▶ [WRITTEN PROBLEM]
Do not repeat pictures. Repeat exactly the lines of the listing below from its first line through the line with "import * as".
— BEGIN —
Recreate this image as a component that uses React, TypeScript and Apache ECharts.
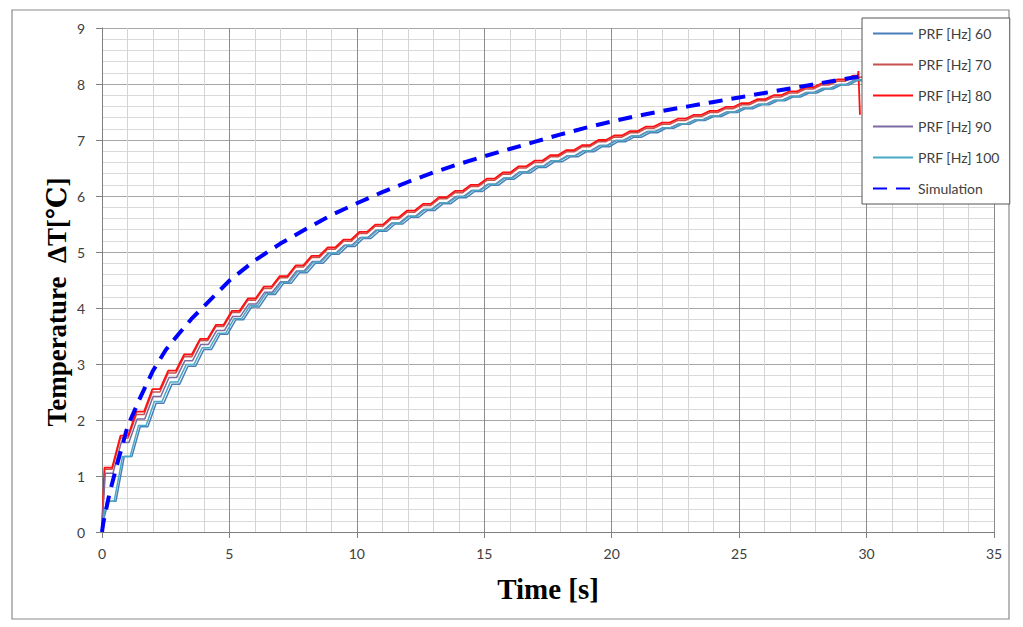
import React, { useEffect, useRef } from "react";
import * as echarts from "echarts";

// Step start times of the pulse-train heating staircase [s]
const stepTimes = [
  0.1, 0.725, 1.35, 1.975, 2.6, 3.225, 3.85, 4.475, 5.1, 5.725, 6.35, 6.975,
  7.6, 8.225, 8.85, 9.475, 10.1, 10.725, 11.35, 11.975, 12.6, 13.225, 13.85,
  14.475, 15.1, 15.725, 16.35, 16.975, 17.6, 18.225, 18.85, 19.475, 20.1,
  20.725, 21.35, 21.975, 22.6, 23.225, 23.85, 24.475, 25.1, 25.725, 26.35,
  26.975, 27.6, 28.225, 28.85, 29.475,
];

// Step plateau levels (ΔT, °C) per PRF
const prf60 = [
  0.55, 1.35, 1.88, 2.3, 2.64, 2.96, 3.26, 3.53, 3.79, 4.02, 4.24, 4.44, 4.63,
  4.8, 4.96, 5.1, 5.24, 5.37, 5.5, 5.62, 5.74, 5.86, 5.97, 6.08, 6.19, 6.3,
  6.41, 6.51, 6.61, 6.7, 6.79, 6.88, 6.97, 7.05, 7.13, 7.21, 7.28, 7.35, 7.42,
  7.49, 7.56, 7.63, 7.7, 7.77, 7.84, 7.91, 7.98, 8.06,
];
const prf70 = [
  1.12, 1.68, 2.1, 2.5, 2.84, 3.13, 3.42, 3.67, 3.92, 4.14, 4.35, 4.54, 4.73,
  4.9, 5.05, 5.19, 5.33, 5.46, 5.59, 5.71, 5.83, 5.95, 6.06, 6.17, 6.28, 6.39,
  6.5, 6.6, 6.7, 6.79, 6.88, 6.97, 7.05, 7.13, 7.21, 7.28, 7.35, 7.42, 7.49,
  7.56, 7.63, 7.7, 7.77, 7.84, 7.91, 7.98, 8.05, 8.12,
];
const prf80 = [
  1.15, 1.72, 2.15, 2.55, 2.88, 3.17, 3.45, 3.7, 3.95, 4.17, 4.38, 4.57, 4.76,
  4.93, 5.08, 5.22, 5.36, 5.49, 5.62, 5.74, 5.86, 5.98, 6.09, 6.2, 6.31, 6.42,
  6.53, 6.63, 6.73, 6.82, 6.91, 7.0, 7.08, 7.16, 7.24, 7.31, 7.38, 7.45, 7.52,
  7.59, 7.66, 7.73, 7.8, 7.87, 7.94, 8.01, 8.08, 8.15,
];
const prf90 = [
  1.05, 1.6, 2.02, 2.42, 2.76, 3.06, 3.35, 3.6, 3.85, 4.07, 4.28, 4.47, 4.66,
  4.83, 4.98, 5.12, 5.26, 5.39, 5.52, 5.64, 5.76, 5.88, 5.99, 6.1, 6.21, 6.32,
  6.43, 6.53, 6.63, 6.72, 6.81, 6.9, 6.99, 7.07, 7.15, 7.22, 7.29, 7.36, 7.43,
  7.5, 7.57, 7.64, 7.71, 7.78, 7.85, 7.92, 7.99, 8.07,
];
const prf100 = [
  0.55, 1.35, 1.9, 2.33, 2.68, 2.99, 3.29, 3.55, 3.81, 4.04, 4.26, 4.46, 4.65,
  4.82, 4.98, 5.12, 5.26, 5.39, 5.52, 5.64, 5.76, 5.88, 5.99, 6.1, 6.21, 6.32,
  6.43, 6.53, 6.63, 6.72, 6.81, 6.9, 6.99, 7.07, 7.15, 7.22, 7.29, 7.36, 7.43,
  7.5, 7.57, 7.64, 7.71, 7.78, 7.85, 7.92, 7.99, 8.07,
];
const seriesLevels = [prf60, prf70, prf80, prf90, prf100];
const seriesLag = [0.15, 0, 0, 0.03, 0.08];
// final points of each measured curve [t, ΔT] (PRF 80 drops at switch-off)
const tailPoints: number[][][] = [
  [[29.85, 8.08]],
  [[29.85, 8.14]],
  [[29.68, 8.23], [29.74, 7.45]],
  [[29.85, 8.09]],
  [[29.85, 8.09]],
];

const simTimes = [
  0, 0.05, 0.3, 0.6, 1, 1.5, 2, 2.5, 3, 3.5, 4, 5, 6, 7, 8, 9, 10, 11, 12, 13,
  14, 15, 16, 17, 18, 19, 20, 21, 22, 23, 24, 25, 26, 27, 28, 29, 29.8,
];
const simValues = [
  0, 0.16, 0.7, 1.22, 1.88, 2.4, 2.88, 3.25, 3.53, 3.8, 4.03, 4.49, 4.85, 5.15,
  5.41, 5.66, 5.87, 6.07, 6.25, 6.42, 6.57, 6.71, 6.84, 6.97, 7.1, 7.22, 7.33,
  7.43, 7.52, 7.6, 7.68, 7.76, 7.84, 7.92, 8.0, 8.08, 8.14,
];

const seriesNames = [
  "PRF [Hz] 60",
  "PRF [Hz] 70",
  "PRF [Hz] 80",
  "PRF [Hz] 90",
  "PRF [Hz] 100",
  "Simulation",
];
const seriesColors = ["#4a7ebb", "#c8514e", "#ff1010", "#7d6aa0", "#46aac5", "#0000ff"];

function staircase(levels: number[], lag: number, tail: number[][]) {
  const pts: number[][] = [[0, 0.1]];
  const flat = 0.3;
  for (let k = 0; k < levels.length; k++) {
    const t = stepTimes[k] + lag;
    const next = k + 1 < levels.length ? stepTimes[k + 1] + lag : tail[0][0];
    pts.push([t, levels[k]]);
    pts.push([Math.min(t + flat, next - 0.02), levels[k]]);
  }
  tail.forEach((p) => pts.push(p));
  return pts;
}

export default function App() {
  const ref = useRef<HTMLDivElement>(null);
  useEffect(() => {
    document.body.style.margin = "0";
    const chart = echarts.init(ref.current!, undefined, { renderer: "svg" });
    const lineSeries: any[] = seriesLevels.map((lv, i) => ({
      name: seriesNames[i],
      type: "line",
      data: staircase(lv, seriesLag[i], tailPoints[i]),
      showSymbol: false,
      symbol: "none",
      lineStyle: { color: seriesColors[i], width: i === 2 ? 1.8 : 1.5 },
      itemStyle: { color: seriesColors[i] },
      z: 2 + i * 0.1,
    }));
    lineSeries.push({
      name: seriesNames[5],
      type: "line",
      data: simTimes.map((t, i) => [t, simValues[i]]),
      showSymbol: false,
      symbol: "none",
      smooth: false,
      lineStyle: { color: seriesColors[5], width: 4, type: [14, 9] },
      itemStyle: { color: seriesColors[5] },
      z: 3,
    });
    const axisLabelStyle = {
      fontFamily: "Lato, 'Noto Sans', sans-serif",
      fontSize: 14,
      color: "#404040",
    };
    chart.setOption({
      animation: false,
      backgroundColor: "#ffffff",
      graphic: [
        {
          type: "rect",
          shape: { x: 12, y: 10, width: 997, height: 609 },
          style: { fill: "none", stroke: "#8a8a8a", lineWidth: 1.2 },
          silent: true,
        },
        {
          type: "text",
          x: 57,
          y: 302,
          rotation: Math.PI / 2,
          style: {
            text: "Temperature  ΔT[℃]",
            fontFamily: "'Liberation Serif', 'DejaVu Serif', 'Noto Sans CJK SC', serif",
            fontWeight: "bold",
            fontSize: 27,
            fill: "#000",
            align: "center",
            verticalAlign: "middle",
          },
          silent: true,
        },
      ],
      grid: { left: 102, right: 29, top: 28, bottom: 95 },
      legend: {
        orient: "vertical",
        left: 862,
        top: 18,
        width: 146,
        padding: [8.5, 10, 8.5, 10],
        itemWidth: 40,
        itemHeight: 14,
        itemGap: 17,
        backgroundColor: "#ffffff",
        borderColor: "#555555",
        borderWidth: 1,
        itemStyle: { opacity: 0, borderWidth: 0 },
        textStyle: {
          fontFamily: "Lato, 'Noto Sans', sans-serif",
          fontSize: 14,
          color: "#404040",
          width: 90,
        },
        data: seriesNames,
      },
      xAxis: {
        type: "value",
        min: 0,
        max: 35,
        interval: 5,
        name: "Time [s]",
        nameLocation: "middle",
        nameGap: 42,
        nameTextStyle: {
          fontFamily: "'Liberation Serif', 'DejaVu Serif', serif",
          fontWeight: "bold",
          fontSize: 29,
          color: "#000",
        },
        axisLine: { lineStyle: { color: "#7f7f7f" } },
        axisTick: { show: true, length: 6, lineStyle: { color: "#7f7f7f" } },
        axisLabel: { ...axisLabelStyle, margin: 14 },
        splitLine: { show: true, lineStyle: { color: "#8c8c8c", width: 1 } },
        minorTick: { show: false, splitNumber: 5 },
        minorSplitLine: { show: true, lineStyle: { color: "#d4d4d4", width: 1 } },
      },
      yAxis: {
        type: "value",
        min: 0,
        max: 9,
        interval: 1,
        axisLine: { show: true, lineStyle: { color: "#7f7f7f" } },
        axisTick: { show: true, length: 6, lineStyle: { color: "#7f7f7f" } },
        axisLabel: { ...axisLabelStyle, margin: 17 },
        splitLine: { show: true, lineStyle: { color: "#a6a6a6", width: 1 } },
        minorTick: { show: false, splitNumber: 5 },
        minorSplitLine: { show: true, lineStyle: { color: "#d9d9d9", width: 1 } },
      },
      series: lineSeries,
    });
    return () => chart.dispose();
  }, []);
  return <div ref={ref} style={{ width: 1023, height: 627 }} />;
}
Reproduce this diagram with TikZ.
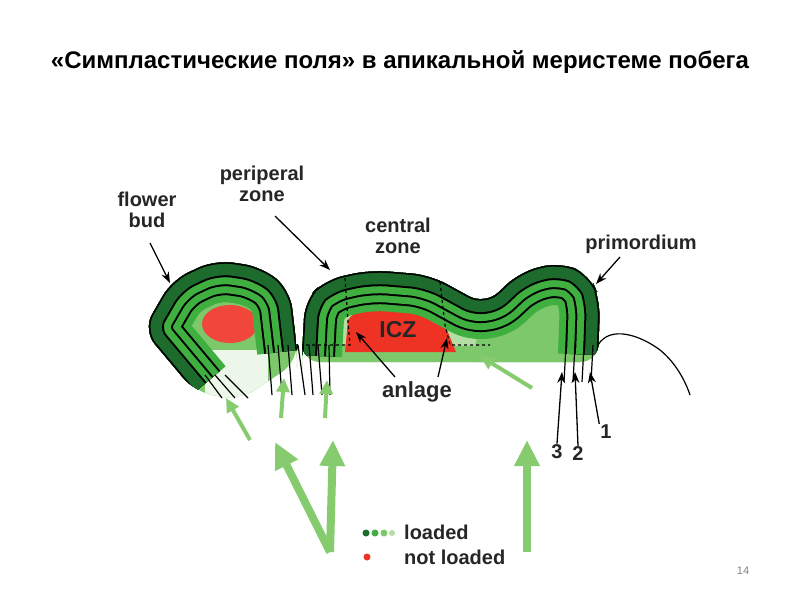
— END —
▶ [OUTPUT FOR THIS TASK]
Recreate this image as a component that uses React, TypeScript and Apache ECharts.
import React, { useEffect, useRef } from "react";
import * as echarts from "echarts";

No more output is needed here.